Ahmed noted that the constraints posed by insecurity and misgovernance on sustainable development are multifaceted and require an all hands-on-deck approach.
She said: “The Ministry of Finance, Budget and National Planning under my leadership plays a critical role in ensuring the funding requirements for the various MDAs involved in achieving this objective, including the security agencies, are met in a timely and predictable fashion.
“However, at the ministry, we envision our role as extending beyond facilitation to actively engaging in the design and delivery of initiatives which directly contribute to building the superstructure of good governance and security in Nigeria, all within the mandate of our ministry and its agencies.”
But she observed that although good governance and security are instrumental to sustainable development, she was of the belief that causality also runs in the other direction with growth and economic development creating a safe and secure environment where all Nigerians can pursue their livelihoods.
Despite the 5.01 per cent second quarter growth in gross domestic product (GDP), she declared that there is still a lot of work to be done to achieve sustainable development.
“The most recent GDP data, which reports real GDP growth of 5.01% in the second quarter of 2021, is very encouraging news as it indicates the Nigerian economy is on a solid path to recovery.
“It is important to note that much of the growth was driven by the expansion of the non-oil sector of the economy where most Nigerians are employed.
“We recognise there is still much to be done and will continue to work closely with all the relevant stakeholders in Nigeria, including the officers of the Executive Intelligence Management Course 14, who are representatives of our brave and valiant security forces, to make Nigeria a safe and secure environment conducive to sustainable development,” the minister stated.
Citing the African Development Bank (AfDB), she pointed out that the annual global cost of conflict is estimated at $100 billion, adding that fragile and conflict-afflicted states are found to lag behind on most development indicators, experiencing higher levels of malnutrition, child mortality and school completion rates.

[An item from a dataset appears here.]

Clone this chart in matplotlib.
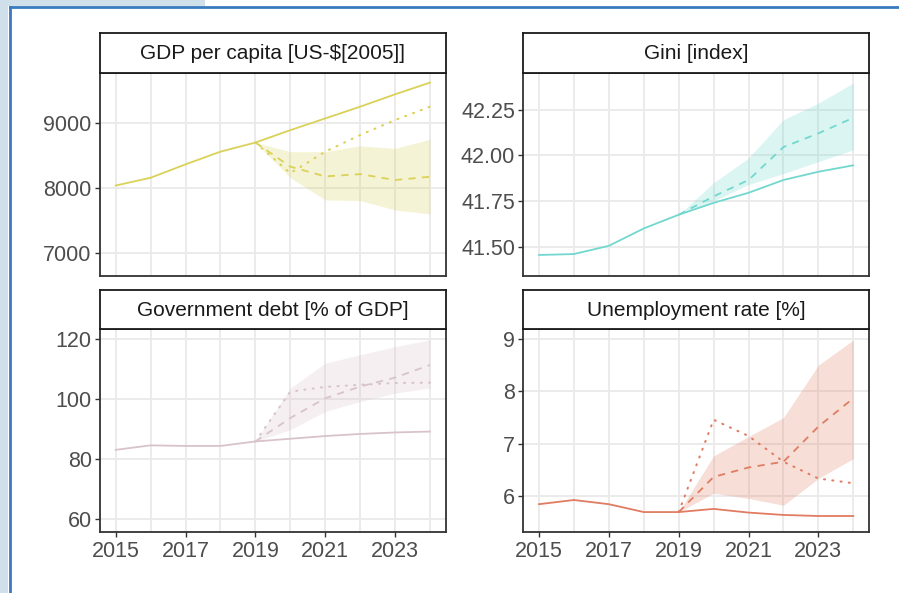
import numpy as np
import matplotlib.pyplot as plt
from matplotlib.patches import Rectangle
from matplotlib.lines import Line2D

plt.rcParams['font.family'] = ['Liberation Sans', 'DejaVu Sans']

# ---- data ----
years = [2015, 2016, 2017, 2018, 2019, 2020, 2021, 2022, 2023, 2024]
fc_years = [2019, 2020, 2021, 2022, 2023, 2024]

gdp_hist = [8040, 8160, 8365, 8560, 8700, 8890, 9070, 9250, 9440, 9620]
gdp_dotted = [8700, 8230, 8560, 8815, 9045, 9250]
gdp_dashed = [8700, 8330, 8180, 8215, 8125, 8175]
gdp_low = [8700, 8160, 7820, 7810, 7665, 7605]
gdp_high = [8700, 8560, 8560, 8650, 8610, 8750]

gini_hist = [41.455, 41.46, 41.505, 41.60, 41.675, 41.74, 41.795, 41.865, 41.91, 41.945]
gini_dashed = [41.675, 41.775, 41.865, 42.045, 42.12, 42.205]
gini_low = [41.675, 41.75, 41.84, 41.90, 41.965, 42.03]
gini_high = [41.675, 41.85, 41.985, 42.195, 42.285, 42.395]

debt_hist = [83.0, 84.5, 84.3, 84.3, 85.8, 86.7, 87.6, 88.3, 88.8, 89.1]
debt_dotted = [85.8, 102.4, 104.0, 104.7, 105.3, 105.4]
debt_dashed = [85.8, 93.6, 100.2, 104.1, 107.1, 111.3]
debt_low = [85.8, 89.7, 95.8, 99.1, 101.9, 103.6]
debt_high = [85.8, 103.6, 111.9, 114.7, 117.4, 119.7]

unemp_hist = [5.85, 5.93, 5.85, 5.70, 5.70, 5.76, 5.69, 5.645, 5.625, 5.625]
unemp_dotted = [5.70, 7.46, 7.15, 6.66, 6.34, 6.25]
unemp_dashed = [5.70, 6.37, 6.55, 6.66, 7.33, 7.87]
unemp_low = [5.70, 6.06, 5.96, 5.83, 6.34, 6.72]
unemp_high = [5.70, 6.77, 7.14, 7.50, 8.50, 8.98]

panels = [
    dict(title='GDP per capita [US-$[2005]]', color='#DAD158',
         hist=gdp_hist, dotted=gdp_dotted, dashed=gdp_dashed, low=gdp_low, high=gdp_high,
         ylim=(6652, 9767), yticks=[7000, 8000, 9000], fmt='{:.0f}'),
    dict(title='Gini [index]', color='#72D8CF',
         hist=gini_hist, dotted=None, dashed=gini_dashed, low=gini_low, high=gini_high,
         ylim=(41.34, 42.45), yticks=[41.5, 41.75, 42.0, 42.25], fmt='{:.2f}'),
    dict(title='Government debt [% of GDP]', color='#D8C3CC',
         hist=debt_hist, dotted=debt_dotted, dashed=debt_dashed, low=debt_low, high=debt_high,
         ylim=(55.5, 123.2), yticks=[60, 80, 100, 120], fmt='{:.0f}'),
    dict(title='Unemployment rate [%]', color='#E07C62',
         hist=unemp_hist, dotted=unemp_dotted, dashed=unemp_dashed, low=unemp_low, high=unemp_high,
         ylim=(5.314, 9.185), yticks=[6, 7, 8, 9], fmt='{:.0f}'),
]

W, H = 899, 593
fig = plt.figure(figsize=(W / 100, H / 100), dpi=100)

# frame decoration of the page
fig.add_artist(Rectangle((0, 0), 8 / W, 1, transform=fig.transFigure, color='#CFE0EB', lw=0))
fig.add_artist(Rectangle((0, 1 - 6 / H), 205 / W, 6 / H, transform=fig.transFigure, color='#CFE0EB', lw=0))
fig.add_artist(Line2D([9.5 / W, 9.5 / W], [0, 1 - 6.5 / H], transform=fig.transFigure, color='#3A7BBF', lw=2))
fig.add_artist(Line2D([9.5 / W, 1], [1 - 6.5 / H, 1 - 6.5 / H], transform=fig.transFigure, color='#3A7BBF', lw=2))

lefts = [100, 523.3]
tops = [73, 329.3]
pw, ph = 345.7, 203
strip_h = [40, 39.3]

for i, p in enumerate(panels):
    row, col = divmod(i, 2)
    x0 = lefts[col]
    y0 = tops[row]
    ax = fig.add_axes([x0 / W, 1 - (y0 + ph) / H, pw / W, ph / H])
    sax = fig.add_axes([x0 / W, 1 - y0 / H, pw / W, strip_h[row] / H])

    c = p['color']
    ax.fill_between(fc_years, p['low'], p['high'], color=c, alpha=0.25, lw=0)
    ax.plot(years, p['hist'], color=c, lw=1.3)
    ax.plot(fc_years, p['dashed'], color=c, lw=1.3, ls=(0, (4, 3.5)))
    if p['dotted'] is not None:
        ax.plot(fc_years, p['dotted'], color=c, lw=1.5, ls=(0, (0.5, 3.5)), dash_capstyle='round')

    ax.set_xlim(2014.55, 2024.45)
    ax.set_ylim(*p['ylim'])
    ax.set_xticks(range(2015, 2025, 2))
    ax.set_xticks(range(2016, 2025, 2), minor=True)
    ax.set_yticks(p['yticks'])
    ax.set_yticklabels([p['fmt'].format(v) for v in p['yticks']])
    ax.grid(True, which='major', color='#EBEBEB', lw=1.4, zorder=0)
    ax.grid(True, which='minor', axis='x', color='#EBEBEB', lw=1.4, zorder=0)
    ax.set_axisbelow(True)
    ax.tick_params(axis='both', which='major', length=3.5, width=1, color='#333333',
                   labelsize=15.5, labelcolor='#4D4D4D', pad=2.5)
    ax.tick_params(axis='x', which='minor', length=0)
    if row == 0:
        ax.tick_params(axis='x', which='major', length=0, labelbottom=False)
    for s in ax.spines.values():
        s.set_color('#333333')
        s.set_linewidth(1.3)

    sax.set_xticks([])
    sax.set_yticks([])
    for s in sax.spines.values():
        s.set_color('#1A1A1A')
        s.set_linewidth(1.3)
    sax.text(0.5, 0.48, p['title'], ha='center', va='center', fontsize=15,
             color='#1A1A1A', transform=sax.transAxes)

fig.savefig('out.png', dpi=100)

Insecurity, the minister said, discourages investment, lowers productivity and destroys livelihoods, adding that progress on the Millennium Development Goals (MDGs) was found to be slowest in fragile and conflict-afflicted countries and for this reason, human security is viewed as essential to the attainment of the SDGs.
“A consensus has emerged recognising security as a precondition for sustainable development. Security agencies are an intrinsic and essential element of the governance structure of any nation with the level of security determining the sustainability of development.
“In the absence of security, the governance structures in a nation state are vulnerable to collapse, thus undermining sustainable development.
“Thus, security and good governance are foundational and fundamental to the attainment of sustainable development.
“They form a critical part of the super-structure on which economic growth and development can be achieved in any country,” she declared.